September 12, 2002 | Aluma staff
There was an interesting piece in Protocol last week about Roblox’s next moves, which according to Friday’s announcement include a slate of enhancements intended to better target its “fastest-growing demographic,” players 17-24. Nick Statt and Janko Roettgers authored the essay and did a nice job of covering the announcement, which featured comments from Roblox Chief Product Officer, Manuel Bronstein. Manuel has a long tenure of success in gaming, so the company found the right person for the CPO job.
The funny thing is that, about six months ago, I thought about writing Manuel and suggesting the company split Roblox into kids and non-kids’ brands. But the deeper I thought, the more problematic this strategy became. I did a project recently on trust and safety for kids in games, and it’s a total shitshow. Roblox has more content moderators than it has full-time employees, and this is BEFORE it introduced text and voice chat. Roblox is opening a Pandora’s box here, both with child predators and generally antisocial behavior.

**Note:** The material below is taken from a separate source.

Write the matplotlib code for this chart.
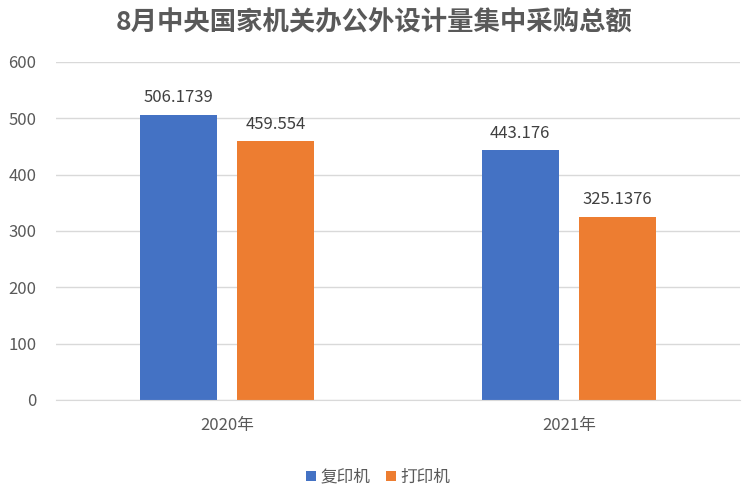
import matplotlib
matplotlib.use("Agg")
import matplotlib.pyplot as plt
import numpy as np

plt.rcParams["font.family"] = ["Noto Sans CJK SC", "DejaVu Sans"]

TITLE = "8月中央国家机关办公外设计量集中采购总额"
CATEGORIES = ["2020年", "2021年"]
SERIES = ["复印机", "打印机"]
COPIER = [506.1739, 443.176]
PRINTER = [459.554, 325.1376]
LABELS_COPIER = ["506.1739", "443.176"]
LABELS_PRINTER = ["459.554", "325.1376"]

C_BLUE = "#4472C4"
C_ORANGE = "#ED7D31"
C_TEXT = "#595959"
C_GRID = "#D9D9D9"

fig = plt.figure(figsize=(7.49, 4.95), dpi=100)
ax = fig.add_axes([0.0748, 0.192, 0.913, 0.683])

x = np.arange(len(CATEGORIES))
w = 0.225
off = 0.1425
b1 = ax.bar(x - off, COPIER, width=w, color=C_BLUE, label=SERIES[0], zorder=3)
b2 = ax.bar(x + off, PRINTER, width=w, color=C_ORANGE, label=SERIES[1], zorder=3)

for bars, labs in ((b1, LABELS_COPIER), (b2, LABELS_PRINTER)):
    for rect, lab in zip(bars, labs):
        ax.annotate(lab, (rect.get_x() + rect.get_width() / 2, rect.get_height()),
                    xytext=(0, 6), textcoords="offset points",
                    ha="center", va="bottom", fontsize=12, color="#404040")

ax.set_xlim(-0.5, len(CATEGORIES) - 0.5)
ax.set_ylim(0, 600)
ax.set_yticks(np.arange(0, 601, 100))
ax.set_xticks(x)
ax.set_xticklabels(CATEGORIES)
ax.tick_params(axis="both", length=0, labelsize=12, labelcolor=C_TEXT)
ax.tick_params(axis="x", pad=12)
ax.tick_params(axis="y", pad=14)
ax.grid(True, axis="y", color=C_GRID, linewidth=1, zorder=0)
for s in ("top", "right", "left"):
    ax.spines[s].set_visible(False)
ax.spines["bottom"].set_color(C_GRID)
ax.spines["bottom"].set_zorder(4)

fig.text(0.5, 0.954, TITLE, ha="center", va="center", fontsize=19,
         fontweight="bold", color=C_TEXT)

fig.legend(handles=[b1, b2], labels=SERIES, loc="center", bbox_to_anchor=(0.505, 0.036),
           ncol=2, frameon=False, fontsize=12, handlelength=0.6, handleheight=0.6,
           handletextpad=0.25, columnspacing=0.95, labelcolor=C_TEXT)

fig.savefig("out.png", dpi=100, facecolor="white")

Roblox stock is now around $45/share, down from its high of $141 but at least better than its low of $21. Unfortunately, it is unlikely the company will recover. For two years, the youth of the world were using their laptops to play Roblox all day when they were supposed to be attending Zoom classes. Now that these kids are back in school, this time can never be recaptured. (Not to mention an entire generation of kids lost two years of education to Roblox, but that’s a different topic.)
This phenomenon is pretty much limited to Roblox, but we can’t prove it—it’s all speculation. So, at the end of the day, it’s good to see Roblox making these moves. However, we believe it will create more problems than it solves and won’t really move the needle when it comes to growing its audience. It may improve engagement and create some monetization improvements, but that’s not going to bring the stock price back up above $100.